BIMATA.ID, Jakarta- Menteri Keuangan Sri Mulyani tak habis pikir melihat tren kenaikan harga minyak mentah dunia saat ini, padahal kata dia pada awal-awal pandemi Covid-19 di April 2020 harga minyak saat itu sempat bergerak negatif, tapi saat ini harga minyak sudah naik hampir 350 persen.
Hal tersebut dikatakan Sri Mulyani saat melakukan pertemuan Menkeu dan Gubernur Bank Sentral G20 di Bali, Jumat (15/7/2022).
“Sekarang kita menghadapi situasi ekstrem,” kata Sri Mulyani.

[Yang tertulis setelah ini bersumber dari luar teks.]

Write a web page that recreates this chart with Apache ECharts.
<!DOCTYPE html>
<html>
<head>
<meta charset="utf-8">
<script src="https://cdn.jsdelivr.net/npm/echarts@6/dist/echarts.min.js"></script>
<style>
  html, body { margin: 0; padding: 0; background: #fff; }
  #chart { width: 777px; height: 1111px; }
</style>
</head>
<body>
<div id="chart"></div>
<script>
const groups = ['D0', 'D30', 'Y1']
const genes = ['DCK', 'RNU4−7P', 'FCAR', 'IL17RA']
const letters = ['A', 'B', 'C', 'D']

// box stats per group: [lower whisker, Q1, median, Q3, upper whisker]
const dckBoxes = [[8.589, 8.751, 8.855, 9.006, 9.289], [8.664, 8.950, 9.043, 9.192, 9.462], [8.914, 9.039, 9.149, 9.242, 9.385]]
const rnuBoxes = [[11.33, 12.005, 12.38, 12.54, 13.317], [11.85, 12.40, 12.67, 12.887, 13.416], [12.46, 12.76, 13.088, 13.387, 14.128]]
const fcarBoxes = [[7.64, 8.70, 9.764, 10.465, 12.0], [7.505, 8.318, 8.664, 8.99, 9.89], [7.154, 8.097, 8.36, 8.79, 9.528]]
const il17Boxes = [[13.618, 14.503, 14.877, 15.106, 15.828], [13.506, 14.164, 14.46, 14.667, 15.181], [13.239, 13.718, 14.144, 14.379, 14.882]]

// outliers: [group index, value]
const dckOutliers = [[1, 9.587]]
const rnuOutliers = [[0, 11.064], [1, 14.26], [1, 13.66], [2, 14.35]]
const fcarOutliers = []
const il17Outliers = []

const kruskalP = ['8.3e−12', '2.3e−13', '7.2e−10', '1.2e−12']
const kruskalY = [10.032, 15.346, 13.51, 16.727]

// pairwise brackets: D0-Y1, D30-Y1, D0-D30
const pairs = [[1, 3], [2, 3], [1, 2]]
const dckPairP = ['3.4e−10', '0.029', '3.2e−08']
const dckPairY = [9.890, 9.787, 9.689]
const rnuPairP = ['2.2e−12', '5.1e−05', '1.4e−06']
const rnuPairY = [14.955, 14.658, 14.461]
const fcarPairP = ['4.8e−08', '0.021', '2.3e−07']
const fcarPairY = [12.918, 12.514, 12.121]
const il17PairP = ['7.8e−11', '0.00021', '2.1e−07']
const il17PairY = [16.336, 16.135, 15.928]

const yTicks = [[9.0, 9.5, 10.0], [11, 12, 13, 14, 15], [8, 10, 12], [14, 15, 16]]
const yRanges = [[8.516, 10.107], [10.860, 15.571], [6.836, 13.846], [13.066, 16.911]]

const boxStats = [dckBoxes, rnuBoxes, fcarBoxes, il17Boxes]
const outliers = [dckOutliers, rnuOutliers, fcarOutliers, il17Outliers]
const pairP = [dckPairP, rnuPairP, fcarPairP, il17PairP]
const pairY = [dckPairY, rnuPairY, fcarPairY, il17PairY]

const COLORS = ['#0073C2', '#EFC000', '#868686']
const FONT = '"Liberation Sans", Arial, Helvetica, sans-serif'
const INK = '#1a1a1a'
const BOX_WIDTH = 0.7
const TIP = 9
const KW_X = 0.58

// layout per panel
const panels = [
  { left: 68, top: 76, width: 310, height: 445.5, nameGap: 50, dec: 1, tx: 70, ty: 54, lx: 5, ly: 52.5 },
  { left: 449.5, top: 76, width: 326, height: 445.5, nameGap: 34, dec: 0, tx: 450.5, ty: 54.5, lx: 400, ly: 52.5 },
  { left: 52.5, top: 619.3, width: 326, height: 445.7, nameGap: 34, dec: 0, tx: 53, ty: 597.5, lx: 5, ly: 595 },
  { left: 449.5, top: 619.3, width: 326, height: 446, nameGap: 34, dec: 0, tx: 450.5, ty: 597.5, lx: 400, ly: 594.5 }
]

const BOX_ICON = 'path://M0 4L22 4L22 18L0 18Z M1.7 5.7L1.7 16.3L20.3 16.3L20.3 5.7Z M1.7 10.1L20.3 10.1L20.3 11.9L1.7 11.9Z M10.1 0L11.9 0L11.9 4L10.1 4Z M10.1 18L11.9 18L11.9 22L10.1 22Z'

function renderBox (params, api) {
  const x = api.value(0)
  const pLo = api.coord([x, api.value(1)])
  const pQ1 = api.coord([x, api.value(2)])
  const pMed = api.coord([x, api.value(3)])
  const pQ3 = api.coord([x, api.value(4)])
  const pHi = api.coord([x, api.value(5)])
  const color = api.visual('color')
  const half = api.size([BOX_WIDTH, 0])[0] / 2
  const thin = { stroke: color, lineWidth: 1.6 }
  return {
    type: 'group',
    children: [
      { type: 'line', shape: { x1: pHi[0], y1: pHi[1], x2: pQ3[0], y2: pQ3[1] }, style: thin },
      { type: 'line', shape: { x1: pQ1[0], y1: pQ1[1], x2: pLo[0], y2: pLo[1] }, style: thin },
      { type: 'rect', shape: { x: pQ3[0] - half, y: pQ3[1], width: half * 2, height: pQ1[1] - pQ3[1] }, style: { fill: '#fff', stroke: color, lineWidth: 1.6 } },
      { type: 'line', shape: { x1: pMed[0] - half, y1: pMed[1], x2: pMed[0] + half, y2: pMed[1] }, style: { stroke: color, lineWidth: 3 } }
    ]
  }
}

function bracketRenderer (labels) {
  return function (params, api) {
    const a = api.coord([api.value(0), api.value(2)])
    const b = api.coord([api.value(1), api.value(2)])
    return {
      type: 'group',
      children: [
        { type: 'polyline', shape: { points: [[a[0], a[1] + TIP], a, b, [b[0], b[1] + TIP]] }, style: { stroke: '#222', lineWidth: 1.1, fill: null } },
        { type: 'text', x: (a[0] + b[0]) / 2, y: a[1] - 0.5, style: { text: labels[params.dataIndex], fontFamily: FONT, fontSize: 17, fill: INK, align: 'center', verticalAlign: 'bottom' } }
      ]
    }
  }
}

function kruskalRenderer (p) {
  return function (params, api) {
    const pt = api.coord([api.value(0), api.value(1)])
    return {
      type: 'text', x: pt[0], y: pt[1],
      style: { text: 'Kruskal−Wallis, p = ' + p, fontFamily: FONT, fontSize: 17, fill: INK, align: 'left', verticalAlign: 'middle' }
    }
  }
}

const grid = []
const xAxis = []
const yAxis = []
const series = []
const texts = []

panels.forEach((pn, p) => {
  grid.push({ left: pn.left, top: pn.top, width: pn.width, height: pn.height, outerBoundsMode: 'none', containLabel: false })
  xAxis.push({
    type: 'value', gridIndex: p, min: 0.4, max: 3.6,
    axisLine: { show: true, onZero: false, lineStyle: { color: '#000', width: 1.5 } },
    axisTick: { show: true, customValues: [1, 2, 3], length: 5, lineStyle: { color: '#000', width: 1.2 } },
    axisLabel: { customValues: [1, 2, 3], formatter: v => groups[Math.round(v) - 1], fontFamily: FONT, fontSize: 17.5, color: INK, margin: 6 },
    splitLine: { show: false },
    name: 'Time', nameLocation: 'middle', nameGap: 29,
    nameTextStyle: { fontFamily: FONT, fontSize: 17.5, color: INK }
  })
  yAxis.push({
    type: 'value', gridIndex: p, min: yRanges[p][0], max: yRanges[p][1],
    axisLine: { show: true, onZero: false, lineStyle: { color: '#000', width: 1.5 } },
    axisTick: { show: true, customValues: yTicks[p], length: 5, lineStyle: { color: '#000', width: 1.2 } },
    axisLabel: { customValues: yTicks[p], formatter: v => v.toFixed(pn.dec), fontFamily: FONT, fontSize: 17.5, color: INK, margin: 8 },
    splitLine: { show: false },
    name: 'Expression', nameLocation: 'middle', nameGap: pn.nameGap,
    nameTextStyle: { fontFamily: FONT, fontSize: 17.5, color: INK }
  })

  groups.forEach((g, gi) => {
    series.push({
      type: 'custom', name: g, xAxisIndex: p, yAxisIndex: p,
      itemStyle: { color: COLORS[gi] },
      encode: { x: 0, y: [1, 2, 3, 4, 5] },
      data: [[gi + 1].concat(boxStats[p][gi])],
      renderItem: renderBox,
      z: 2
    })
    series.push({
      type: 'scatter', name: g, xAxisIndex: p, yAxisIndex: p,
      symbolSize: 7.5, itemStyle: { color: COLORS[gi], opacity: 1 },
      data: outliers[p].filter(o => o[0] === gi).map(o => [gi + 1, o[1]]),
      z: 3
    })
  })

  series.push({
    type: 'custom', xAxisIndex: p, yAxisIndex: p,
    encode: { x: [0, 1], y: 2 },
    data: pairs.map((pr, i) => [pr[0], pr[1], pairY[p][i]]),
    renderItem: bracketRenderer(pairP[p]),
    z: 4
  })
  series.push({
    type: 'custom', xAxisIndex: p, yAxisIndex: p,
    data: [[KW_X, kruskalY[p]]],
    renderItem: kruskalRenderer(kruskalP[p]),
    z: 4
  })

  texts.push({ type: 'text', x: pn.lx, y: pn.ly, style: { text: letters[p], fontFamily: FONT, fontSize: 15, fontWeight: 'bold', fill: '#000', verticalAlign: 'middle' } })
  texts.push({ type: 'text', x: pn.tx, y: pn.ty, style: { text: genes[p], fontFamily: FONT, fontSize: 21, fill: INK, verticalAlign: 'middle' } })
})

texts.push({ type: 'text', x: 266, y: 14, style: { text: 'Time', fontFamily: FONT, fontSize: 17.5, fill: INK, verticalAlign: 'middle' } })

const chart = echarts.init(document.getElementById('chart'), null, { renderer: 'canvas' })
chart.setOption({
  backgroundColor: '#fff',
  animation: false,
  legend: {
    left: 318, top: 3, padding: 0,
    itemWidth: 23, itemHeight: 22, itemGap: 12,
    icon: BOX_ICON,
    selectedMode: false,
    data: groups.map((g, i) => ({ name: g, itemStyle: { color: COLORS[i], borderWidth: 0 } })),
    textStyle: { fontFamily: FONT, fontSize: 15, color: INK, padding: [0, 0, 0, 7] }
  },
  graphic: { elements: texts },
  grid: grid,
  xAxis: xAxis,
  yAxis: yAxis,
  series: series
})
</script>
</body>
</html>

Kondisi kata dia makin menambah buruk situasi ekonomi global, usai sempat ingin pulih usai pandemi Covid-19.
Lebih lanjut mantan Direktur Pelaksana Bank Dunia ini menjelaskan perang yang terjadi antara Rusia dan Ukraina menjadi salah satu faktor meningkat harga sejumlah komoditas global termasuk komoditi energi.
Minyak mentah dikatakan Sri Mulyani saat ini harganya makin tak karuan, sempat menyentuh level USD140/barel telah membuat kenaikan inflasi disejumlah negara, Amerika Serikat, Inggris hingga negara Eropa.
Tak hanya itu, lonjakan harga minyak mentah ini juga telah menumbangkan sejumlah negara, sebut saja Sri Lanka yang harus menelan pil pahit karena mengalami resesi hingga 85 persen.
Begitu juga dengan harga gas alam yang melesat hingga 60 persen, kondisi kata Sri Mulyani menambah penuh ketidakpastian ekonomi global.
“Bahkan di sejumlah negara mengalami kelangkaan. Kami melihat ini memiliki implikasi politik dan sosial yang besar di Sri Lanka, Ghana, Peru. Ekuador dan di tempat lain,” tuturnya.
Kelangkaan gas alam pun disebut menjadi ancaman penghambat pemulihan ekonomi negara. Oleh sebab itu, Sri Mulyani meyakini saat ini situasi global alami krisis energi.
“Perang serta kenaikan harga komoditas dapat memperburuk lonjakan inflasi global dan meningkatkan ketidakstabilan sosial lebih lanjut. Kita bisa melihat penurunan lebih lanjut dalam standar hidup, terutama untuk rumah tangga miskin dan rentan,” pungkasnya.